When mine is working, if I give it more than a few sheets of paper at a time it quits. What took out the aureus must be some kind of heavy duty industrial shredder. On another note a friend of mine owned a siliqua of Constantine III and sat on it breaking it into three pieces. It was corroded and somewhat thin and brittle so I could sort of see it. Many years ago I did hear of a Ptolemaic tetradrachm shattering when it was dropped and hitting the floor. I cannot verify this event as being true.
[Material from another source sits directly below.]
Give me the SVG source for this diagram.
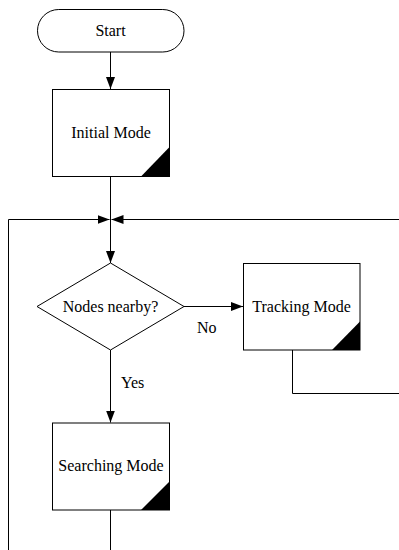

I looked up Caracalla RIC 227 on Wildwinds and it would appear that this was the coin before it met up with modern technology . Emphasis on WAS Please note This is not my coin
My guess: it began with a coin collection stored in nice, big manila envelopes for careful safekeeping, and it ended with Merani 'finally getting round to cleaning all this mess on my desk'... Sad, and yet, irresistibly funny Lady Providentia on the reverse apparently had an off-day as well...
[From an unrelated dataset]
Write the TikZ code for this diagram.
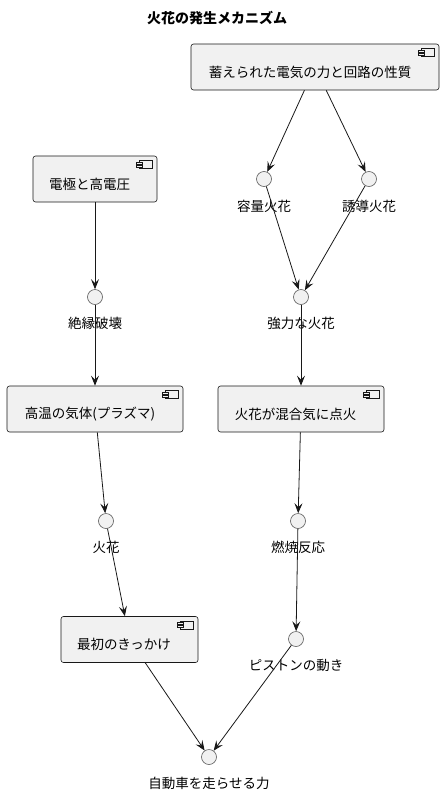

After clicking on this thread, I for the first time in my life thought that there is something to be said in favor of "trigger warnings." This has caught me off-guard and is unexpectedly painful to look at!
That's quite tragic, but very funny lol. Here's the link if anyone wants to check it out in the auction: https://auctions.cngcoins.com/lots/...us-195mm-699-g-6h-rome-mint-struck-ad-212-213
I would be curious to see the coin before its unfortunate encounter with the shredder. It was apparently whole in e-38, 24 September 2001, lot 64326. The earliest e-auction I can find in the current web site "Research" is e-89, May 5, 2004, lot 1. https://cngcoins.com/Coin.aspx?CoinID=50163 The "Wayback" machine shows what the CNG home page looked like in 2002, but the links to the auction categories were not preserved and are not clickable. https://web.archive.org/web/20020924122404/http://cngcoins.com/
What’s the fineness of these coins? For 24k gold melt of 7 grams is like $394, which is about all that the coin is good for now
I'm not sure it deserves to be called a "coin" anymore. Those pieces don't even look like they add up to a whole. It takes some chutzpah to try to sell them at this point.
I’m still trying to wrap my head around this entire situation. On the bright sides the local gold smelter won’t care about what’s in it long as it’s fine, haha
Really nice guy, @Barry Murphy I wonder if there's more to the story that you are aware and or are able to share?